-- Data provided start --

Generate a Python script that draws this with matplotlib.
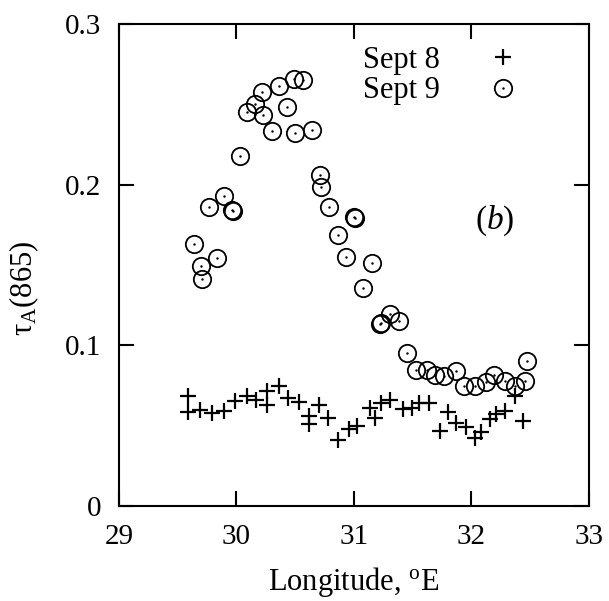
import matplotlib
matplotlib.use('Agg')
import matplotlib.pyplot as plt
from matplotlib.legend_handler import HandlerTuple

plt.rcParams['font.family'] = ['Liberation Serif', 'DejaVu Serif']
plt.rcParams['mathtext.fontset'] = 'custom'
plt.rcParams['mathtext.rm'] = 'Liberation Serif'
plt.rcParams['mathtext.it'] = 'Liberation Serif:italic'

# Sept 8 (crosses)
lon8 = [29.59, 29.59, 29.69, 29.79, 29.89, 29.99, 30.09, 30.17, 30.26, 30.26,
        30.36, 30.44, 30.53, 30.62, 30.62, 30.70, 30.78, 30.86, 30.96, 31.03,
        31.14, 31.18, 31.23, 31.31, 31.42, 31.49, 31.55, 31.64, 31.73, 31.80,
        31.87, 31.95, 32.03, 32.08, 32.16, 32.21, 32.29, 32.37, 32.44]
tau8 = [0.0686, 0.0586, 0.0598, 0.0579, 0.0592, 0.0654, 0.0681, 0.0661, 0.0717, 0.0629,
        0.0744, 0.0669, 0.0645, 0.0561, 0.0511, 0.0629, 0.0546, 0.0408, 0.0479, 0.0498,
        0.0609, 0.0546, 0.0640, 0.0661, 0.0604, 0.0611, 0.0640, 0.0640, 0.0463, 0.0586,
        0.0515, 0.0489, 0.0421, 0.0461, 0.0542, 0.0573, 0.0588, 0.0681, 0.0525]

# Sept 9 (circles)
lon9 = [30.49, 30.57, 30.36, 30.22, 30.16, 30.09, 30.23, 30.43, 30.30, 30.50,
        30.64, 30.03, 30.71, 30.72, 29.89, 29.77, 29.96, 29.97, 30.79, 31.00,
        31.005, 30.86, 29.64, 30.93, 29.83, 31.15, 29.70, 29.71, 31.08, 31.31,
        31.23, 31.225, 31.38, 31.45, 32.47, 31.53, 31.62, 31.69, 31.77, 31.87,
        31.94, 32.03, 32.12, 32.19, 32.29, 32.37, 32.46]
tau9 = [0.2660, 0.2650, 0.2615, 0.2578, 0.2504, 0.2453, 0.2431, 0.2481, 0.2331, 0.2321,
        0.2342, 0.2175, 0.2061, 0.1988, 0.1931, 0.1859, 0.1844, 0.1838, 0.1863, 0.1796,
        0.1790, 0.1686, 0.1629, 0.1546, 0.1542, 0.1509, 0.1492, 0.1411, 0.1354, 0.1194,
        0.1140, 0.1134, 0.1153, 0.0950, 0.0900, 0.0848, 0.0848, 0.0817, 0.0806, 0.0838,
        0.0744, 0.0748, 0.0771, 0.0811, 0.0779, 0.0748, 0.0775]

fig = plt.figure(figsize=(6.09, 6.01), dpi=100)
ax = fig.add_axes([0.1954, 0.1586, 0.7716, 0.8014])

h8, = ax.plot(lon8, tau8, '+', color='black', markersize=11, markeredgewidth=1.6)
h9, = ax.plot(lon9, tau9, 'o', color='black', markerfacecolor='none',
              markersize=12.5, markeredgewidth=1.3)
hd, = ax.plot(lon9, tau9, '.', color='black', markersize=1.5)

ax.set_xlim(29, 33)
ax.set_ylim(0, 0.3)
ax.set_xticks([29, 30, 31, 32, 33])
ax.set_yticks([0, 0.1, 0.2, 0.3])
ax.set_yticklabels(['0', '0.1', '0.2', '0.3'])
ax.tick_params(direction='in', length=11, width=1.5, labelsize=21,
               top=True, right=True)
ax.tick_params(axis='x', pad=13)
ax.tick_params(axis='y', pad=13)
for s in ax.spines.values():
    s.set_linewidth(1.5)

ax.set_xlabel(r'Longitude, $\mathregular{^o}$E', fontsize=22, labelpad=11)
ax.set_ylabel(r'$\mathregular{\tau_A}$(865)', fontsize=22)
ax.yaxis.set_label_coords(-0.165, 0.452)

ax.text(32.2, 0.1775, r'($b$)', fontsize=24, ha='center', va='center')

ax.legend([h8, (h9, hd)], ['Sept 8', 'Sept 9'], loc='upper left',
          bbox_to_anchor=(0.52, 0.955), frameon=False, markerfirst=False,
          fontsize=22, handlelength=2, handletextpad=1.05, labelspacing=0.05,
          borderpad=0, borderaxespad=0,
          handler_map={tuple: HandlerTuple(ndivide=1)})

fig.savefig('out.png', dpi=100)
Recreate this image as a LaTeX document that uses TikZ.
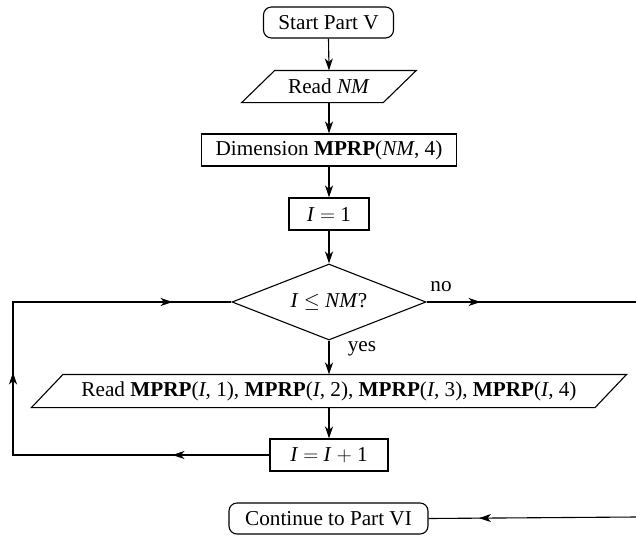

-- Data provided end --

**Objective**
Return, please, the exact lines from the beginning of the entries above through the line containing "0.0588, 0.0681, 0.0525]", both included; pictures are left out.

**Solution**
Generate a Python script that draws this with matplotlib.
import matplotlib
matplotlib.use('Agg')
import matplotlib.pyplot as plt
from matplotlib.legend_handler import HandlerTuple

plt.rcParams['font.family'] = ['Liberation Serif', 'DejaVu Serif']
plt.rcParams['mathtext.fontset'] = 'custom'
plt.rcParams['mathtext.rm'] = 'Liberation Serif'
plt.rcParams['mathtext.it'] = 'Liberation Serif:italic'

# Sept 8 (crosses)
lon8 = [29.59, 29.59, 29.69, 29.79, 29.89, 29.99, 30.09, 30.17, 30.26, 30.26,
        30.36, 30.44, 30.53, 30.62, 30.62, 30.70, 30.78, 30.86, 30.96, 31.03,
        31.14, 31.18, 31.23, 31.31, 31.42, 31.49, 31.55, 31.64, 31.73, 31.80,
        31.87, 31.95, 32.03, 32.08, 32.16, 32.21, 32.29, 32.37, 32.44]
tau8 = [0.0686, 0.0586, 0.0598, 0.0579, 0.0592, 0.0654, 0.0681, 0.0661, 0.0717, 0.0629,
        0.0744, 0.0669, 0.0645, 0.0561, 0.0511, 0.0629, 0.0546, 0.0408, 0.0479, 0.0498,
        0.0609, 0.0546, 0.0640, 0.0661, 0.0604, 0.0611, 0.0640, 0.0640, 0.0463, 0.0586,
        0.0515, 0.0489, 0.0421, 0.0461, 0.0542, 0.0573, 0.0588, 0.0681, 0.0525]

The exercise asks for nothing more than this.